======== Information shown ========
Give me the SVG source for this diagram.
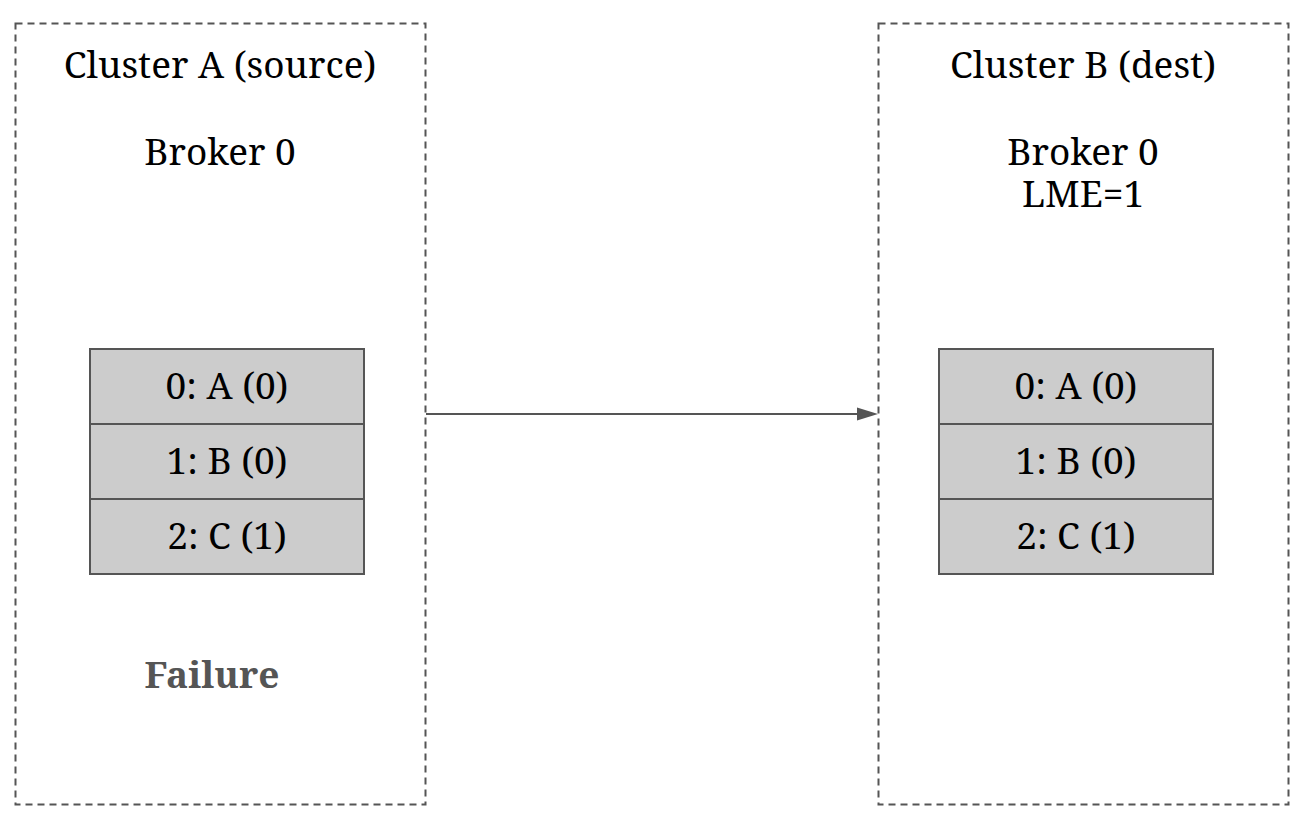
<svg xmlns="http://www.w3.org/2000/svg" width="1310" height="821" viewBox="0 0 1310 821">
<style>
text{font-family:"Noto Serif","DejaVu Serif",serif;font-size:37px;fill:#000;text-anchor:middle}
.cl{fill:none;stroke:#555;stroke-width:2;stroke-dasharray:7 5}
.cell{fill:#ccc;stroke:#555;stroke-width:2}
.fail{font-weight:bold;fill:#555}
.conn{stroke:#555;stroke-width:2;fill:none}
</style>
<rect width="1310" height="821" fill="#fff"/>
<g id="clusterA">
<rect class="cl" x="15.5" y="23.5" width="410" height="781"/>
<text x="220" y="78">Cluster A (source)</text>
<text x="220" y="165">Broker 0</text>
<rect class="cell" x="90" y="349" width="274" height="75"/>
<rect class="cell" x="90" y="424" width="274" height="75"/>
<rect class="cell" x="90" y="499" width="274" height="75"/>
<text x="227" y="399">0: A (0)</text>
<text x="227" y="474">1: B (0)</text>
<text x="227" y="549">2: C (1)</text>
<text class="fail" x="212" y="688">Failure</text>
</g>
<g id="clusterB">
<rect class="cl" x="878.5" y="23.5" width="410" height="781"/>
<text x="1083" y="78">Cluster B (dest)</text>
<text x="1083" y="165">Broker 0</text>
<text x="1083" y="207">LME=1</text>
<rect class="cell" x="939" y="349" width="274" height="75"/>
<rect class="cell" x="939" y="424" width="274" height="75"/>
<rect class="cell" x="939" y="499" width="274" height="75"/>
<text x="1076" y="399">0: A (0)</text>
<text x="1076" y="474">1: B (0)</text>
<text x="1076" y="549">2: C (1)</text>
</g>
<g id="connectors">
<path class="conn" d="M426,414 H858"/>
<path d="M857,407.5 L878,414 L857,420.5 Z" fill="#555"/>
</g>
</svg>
========
### Task:
Copy the whole listing above word for word but do not carry over the pictures.

### Complete output:
Give me the SVG source for this diagram.
<svg xmlns="http://www.w3.org/2000/svg" width="1310" height="821" viewBox="0 0 1310 821">
<style>
text{font-family:"Noto Serif","DejaVu Serif",serif;font-size:37px;fill:#000;text-anchor:middle}
.cl{fill:none;stroke:#555;stroke-width:2;stroke-dasharray:7 5}
.cell{fill:#ccc;stroke:#555;stroke-width:2}
.fail{font-weight:bold;fill:#555}
.conn{stroke:#555;stroke-width:2;fill:none}
</style>
<rect width="1310" height="821" fill="#fff"/>
<g id="clusterA">
<rect class="cl" x="15.5" y="23.5" width="410" height="781"/>
<text x="220" y="78">Cluster A (source)</text>
<text x="220" y="165">Broker 0</text>
<rect class="cell" x="90" y="349" width="274" height="75"/>
<rect class="cell" x="90" y="424" width="274" height="75"/>
<rect class="cell" x="90" y="499" width="274" height="75"/>
<text x="227" y="399">0: A (0)</text>
<text x="227" y="474">1: B (0)</text>
<text x="227" y="549">2: C (1)</text>
<text class="fail" x="212" y="688">Failure</text>
</g>
<g id="clusterB">
<rect class="cl" x="878.5" y="23.5" width="410" height="781"/>
<text x="1083" y="78">Cluster B (dest)</text>
<text x="1083" y="165">Broker 0</text>
<text x="1083" y="207">LME=1</text>
<rect class="cell" x="939" y="349" width="274" height="75"/>
<rect class="cell" x="939" y="424" width="274" height="75"/>
<rect class="cell" x="939" y="499" width="274" height="75"/>
<text x="1076" y="399">0: A (0)</text>
<text x="1076" y="474">1: B (0)</text>
<text x="1076" y="549">2: C (1)</text>
</g>
<g id="connectors">
<path class="conn" d="M426,414 H858"/>
<path d="M857,407.5 L878,414 L857,420.5 Z" fill="#555"/>
</g>
</svg>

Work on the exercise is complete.